Of course, this can be dismissed as just one atypical example, but the attempt to undermine the Islamic identity of the Holy City is widespread and very real, just like the tunnels, not one but myriad, that have been dug beneath Al-Aqsa, only metres from the foundations of the Mosque above. Within months of the occupation in 1967, the Israeli authorities started digging in different directions under Al-Aqsa in the hopes of finding evidence of “the Temple”, and those diggings have been increased and extended up to the present day, with scant regard for the disturbance of Muslim graves dating back to the time of Umar, but one suspects much more attentive regard for the accompanying structural instability of the buildings of Al-Aqsa.

Until now, however, they have discovered nothing related to “the Temple”, only magnificent Islamic Umayyad palaces. Unfortunately little pleasure can be drawn from watching their inevitably fruitless searches, when a side effect of their digging is the undermining of Al-Aqsa Mosque, rendering it liable to collapse at the least earth-tremor. And with such a change in the status quo, how loud would be the voices of the numerous groups currently dedicated to building a new “Temple” on the Al-Aqsa site.

With each day that passes, Israel endeavours to Judaize the Holy City further, and as yet another deadline for commencement of negotiations on the status of the city goes by, it would seem that the Israeli government is relying on every delay lending more weight to the opinion that the old status quo has been irrevocably transformed by the time they eventually reach the conference table. Jerusalem may not be mentioned in the Torah (strange as it may seem), nor be associated with any of the events of the Exodus, yet in Israel all Religious and Political parties hold to the view that Jerusalem is their exclusive, ‘eternal and unified capital’.

But 1300 years of Muslim history surely cannot be eliminated so easily. Even the most rigorous of cleansings would be liable to leave behind traces of the truth. In fact, a 1997 report by an Israeli legal expert (in a research programme sponsored by the Jerusalem Centre for Israeli Studies) even rejected the claim of the Jewish Authorities to ownership of the “Wailing Wall”. Despite huge areas of Israeli expropriation of Jerusalem since 1967, Israel never officially declared its ownership of the Wall, and the report accepts that the structure (known to Muslims as Al-Buraq Wall) is still, even under Israeli law, the legitimate property of the Islamic Endowment which administers the affairs of Muslim holy sites in Jerusalem.

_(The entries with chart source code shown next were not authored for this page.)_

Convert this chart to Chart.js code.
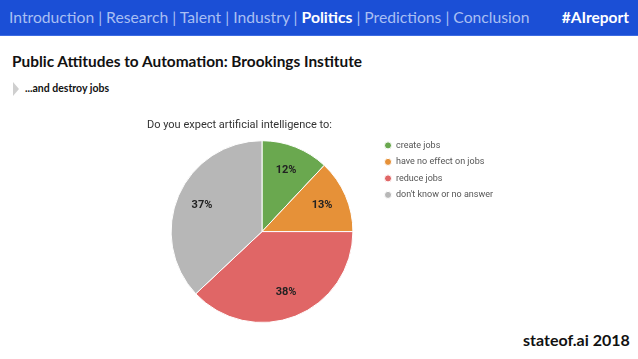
<!DOCTYPE html>
<html><head><meta charset="utf-8">
<script src="https://cdn.jsdelivr.net/npm/chart.js@4"></script>
<style>
html,body{margin:0;padding:0;background:#fff;width:638px;height:359px;overflow:hidden;font-family:Lato,"Open Sans",sans-serif;}
#hdr{position:absolute;left:0;top:0;width:638px;height:35px;background:#1b4fd6;border-bottom:1px solid #3d6be2;}
#nav{position:absolute;left:9px;top:8px;font-size:15.7px;color:#a9bff3;white-space:nowrap;}
#nav b{color:#fff;}
#tag{position:absolute;right:9px;top:8px;font-size:15.5px;color:#fff;font-weight:bold;}
#h1{position:absolute;left:12px;top:52px;font-size:15.4px;font-weight:bold;color:#111;white-space:nowrap;}
#sub{position:absolute;left:25px;top:82px;font-size:10.5px;font-weight:bold;color:#111;}
#tri{position:absolute;left:13px;top:82px;width:0;height:0;border-top:7px solid transparent;border-bottom:7px solid transparent;border-left:6px solid #cfcfcf;}
#foot{position:absolute;left:523px;top:330px;font-size:16px;font-weight:bold;color:#111;}
#wrap{position:absolute;left:147px;top:119px;width:356px;height:204px;}
</style></head>
<body>
<div id="hdr"><div id="nav">Introduction | Research | Talent | Industry | <b>Politics</b> | Predictions | Conclusion</div><div id="tag">#AIreport</div></div>
<div id="h1">Public Attitudes to Automation: Brookings Institute</div>
<div id="tri"></div><div id="sub">...and destroy jobs</div>
<div id="foot">stateof.ai 2018</div>
<div id="wrap"><canvas id="c"></canvas></div>
<script>
const chartTitle = "Do you expect artificial intelligence to:";
const categories = ["create jobs", "have no effect on jobs", "reduce jobs", "don't know or no answer"];
const values = [12, 13, 38, 37];
const colors = ["#6aa84f", "#e69138", "#e06666", "#b7b7b7"];

const pctLabels = {
  id: 'pctLabels',
  afterDatasetsDraw(chart) {
    const ctx = chart.ctx;
    const meta = chart.getDatasetMeta(0);
    const total = values.reduce((a, b) => a + b, 0);
    ctx.save();
    ctx.font = "bold 11px Roboto";
    ctx.fillStyle = "#222";
    ctx.textAlign = "center";
    ctx.textBaseline = "middle";
    meta.data.forEach((arc, i) => {
      const p = arc.getProps(['x','y','startAngle','endAngle','outerRadius'], true);
      const mid = (p.startAngle + p.endAngle) / 2;
      const r = p.outerRadius * 0.72;
      ctx.fillText(Math.round(values[i] / total * 100) + "%", p.x + Math.cos(mid) * r, p.y + Math.sin(mid) * r);
    });
    ctx.restore();
  }
};

new Chart(document.getElementById('c'), {
  type: 'pie',
  data: { labels: categories, datasets: [{ data: values, backgroundColor: colors, borderColor: '#fff', borderWidth: 1 }] },
  options: {
    responsive: true, maintainAspectRatio: false, animation: false,
    layout: { padding: 0 },
    plugins: {
      tooltip: { enabled: false },
      title: { display: true, text: chartTitle, align: 'start', color: '#333', font: { family: 'Roboto', size: 11, weight: 'normal' }, padding: { top: 0, bottom: 8 } },
      legend: {
        position: 'right', align: 'start',
        title: { display: true, text: '', font: { size: 12 }, padding: 0 },
        labels: { usePointStyle: true, pointStyle: 'circle', boxWidth: 7, boxHeight: 5, padding: 7.5, color: '#555', font: { family: 'Roboto', size: 9 } }
      }
    }
  },
  plugins: [pctLabels]
});
</script>
</body></html>
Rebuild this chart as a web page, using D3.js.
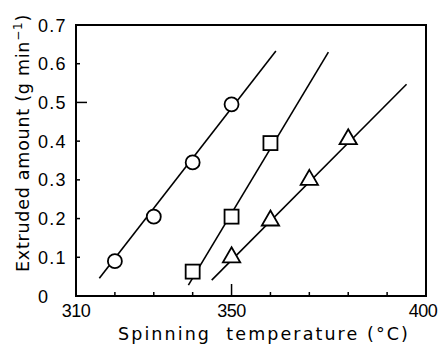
<!DOCTYPE html>
<html><head><meta charset="utf-8">
<script src="https://cdn.jsdelivr.net/npm/d3@7"></script>
<style>
html,body{margin:0;padding:0;background:#fff;}
svg{display:block;}
text{font-family:"Liberation Sans",Arial,sans-serif;fill:#000;}
text.title{font-family:"DejaVu Sans",sans-serif;}
</style></head>
<body>
<svg id="c" width="441" height="347"></svg>
<script>
// ---- data ----
const xTicks = [310, 320, 330, 340, 350, 360, 370, 380, 390, 400];
const xTickLabels = [310, 350, 400];
const yTicks = [0, 0.1, 0.2, 0.3, 0.4, 0.5, 0.6, 0.7];
const yTickLabels = ["0", "0.1", "0.2", "0.3", "0.4", "0.5", "0.6", "0.7"];

const circleT = [320, 330, 340, 350];
const circleV = [0.09, 0.205, 0.345, 0.495];
const circleLineT = [316.0, 361.4];
const circleLineV = [0.046, 0.633];

const squareT = [340, 350, 360];
const squareV = [0.063, 0.205, 0.395];
const squareLineT = [338.9, 374.9];
const squareLineV = [0.028, 0.630];

const triangleT = [350, 360, 370, 380];
const triangleV = [0.10, 0.195, 0.30, 0.405];
const triangleLineT = [344.9, 395.0];
const triangleLineV = [0.041, 0.547];

// ---- layout ----
const L = 76, R = 426, T = 25, B = 296;
const svg = d3.select("#c");
const x = d3.scaleLinear().domain([310, 400]).range([L, R]);
const y = d3.scaleLinear().domain([0, 0.7]).range([B, T]);

// fit lines (behind markers)
const line = d3.line().x(d => x(d[0])).y(d => y(d[1]));
const fits = [
  d3.zip(circleLineT, circleLineV),
  d3.zip(squareLineT, squareLineV),
  d3.zip(triangleLineT, triangleLineV)
];
svg.selectAll("path.fit").data(fits).join("path")
  .attr("class", "fit").attr("d", line)
  .attr("fill", "none").attr("stroke", "#000").attr("stroke-width", 1.6);

// frame
svg.append("rect").attr("x", L).attr("y", T).attr("width", R - L).attr("height", B - T)
  .attr("fill", "none").attr("stroke", "#000").attr("stroke-width", 2);

// x ticks (inward)
svg.selectAll("line.xt").data(xTicks.slice(1, -1)).join("line")
  .attr("x1", d => x(d)).attr("x2", d => x(d))
  .attr("y1", B).attr("y2", d => B - (d === 350 ? 12 : 4))
  .attr("stroke", "#000").attr("stroke-width", 1.5);
// y ticks (inward)
svg.selectAll("line.yt").data(yTicks.slice(1, -1)).join("line")
  .attr("y1", d => y(d)).attr("y2", d => y(d))
  .attr("x1", L).attr("x2", d => L + (d === 0.5 ? 11 : 4))
  .attr("stroke", "#000").attr("stroke-width", 1.5);

// tick labels
svg.selectAll("text.xl").data(xTickLabels).join("text")
  .attr("x", d => x(d) - (d === 400 ? 3 : 0)).attr("y", 317)
  .attr("text-anchor", "middle").attr("font-size", 18)
  .attr("letter-spacing", -0.5)
  .text(d => d);
svg.selectAll("text.yl").data(yTicks).join("text")
  .attr("x", 38).attr("y", d => y(d) + 6.5)
  .attr("font-size", 18).attr("letter-spacing", 1.2)
  .text((d, i) => yTickLabels[i]);

// axis titles
function fitText(sel, target, n) {
  const w = sel.node().getComputedTextLength();
  sel.attr("letter-spacing", (target - w) / n);
}
const xt = svg.append("text").attr("class", "title").attr("x", 118).attr("y", 340)
  .attr("font-size", 17.5)
  .style("white-space", "pre")
  .text("Spinning  temperature (°C)");
fitText(xt, 292, 26);

const yt = svg.append("text").attr("class", "title").attr("transform", "translate(29,272) rotate(-90)")
  .attr("font-size", 17.5);
yt.append("tspan").text("Extruded amount (g min");
yt.append("tspan").attr("font-size", 12).attr("dy", -7).text("−1");
yt.append("tspan").attr("dy", 7).text(")");
fitText(yt, 258, 25);

// markers
const pts = (ts, vs) => ts.map((t, i) => [t, vs[i]]);
svg.selectAll("circle.m").data(pts(circleT, circleV)).join("circle")
  .attr("cx", d => x(d[0])).attr("cy", d => y(d[1])).attr("r", 7)
  .attr("fill", "#fff").attr("stroke", "#000").attr("stroke-width", 1.8);
svg.selectAll("rect.m").data(pts(squareT, squareV)).join("rect")
  .attr("x", d => x(d[0]) - 7).attr("y", d => y(d[1]) - 7)
  .attr("width", 14).attr("height", 14)
  .attr("fill", "#fff").attr("stroke", "#000").attr("stroke-width", 1.8);
const tri = d3.symbol().type(d3.symbolTriangle).size(130);
svg.selectAll("path.m").data(pts(triangleT, triangleV)).join("path")
  .attr("transform", d => `translate(${x(d[0])},${y(d[1])})`)
  .attr("d", tri)
  .attr("fill", "#fff").attr("stroke", "#000").attr("stroke-width", 1.8);
</script>
</body></html>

Nonetheless, in the face of Zionist unanimity of purpose, the Muslim world in its post-colonial weakness exhibits a self-evident lack of vision concerning the future of the Holy City. In the face of Israeli planning and determination, the Ummah struggles to agree on a clear stance or course of action. If Israeli military power is not to be the ultimate deciding factor in the future history of Jerusalem, it will be necessary for Muslims to recognise and remember the importance of Jerusalem to God and the Prophet, and to Muslims around the world for over 1400 years. To this end, the Islamic Research Academy was established to become a national and international platform for the discussion of studies on Islamic Jerusalem, and to provide a focus for research in Islamic Jerusalem studies with special reference to the significance and centrality of Jerusalem to the Islamic faith and the Muslim identity.

As part of our ongoing programme of establishing a new frame of reference for modern Islamic Jerusalem studies, the Academy has decided to publish this original 1930 report of the Commission appointed by the British Government and the League of Nations to determine the rights and claims of Moslems and Jews in connection with the Al-Buraq (‘Wailing’) Wall in Jerusalem. We hope that this document will serve as a useful reference point for the basis of future negotiations. As stated in a 1997 statement of the position of the UK Labour Party towards the question of Jerusalem “The accommodation and compromises that in the end will have to be achieved in determining the final status of Jerusalem, will have to be based on a respect and acknowledgement of the national rights and identity of all peoples in the region. It will not be achieved by attempting to rewrite history and expecting one nation to deny its past and forgo its future in deference to another.”

“Glory be to God, Who carried His Servant by night
from the Sacred Mosque to the Further Mosque
whose precincts We have blessed,
that We might show him some of Our signs.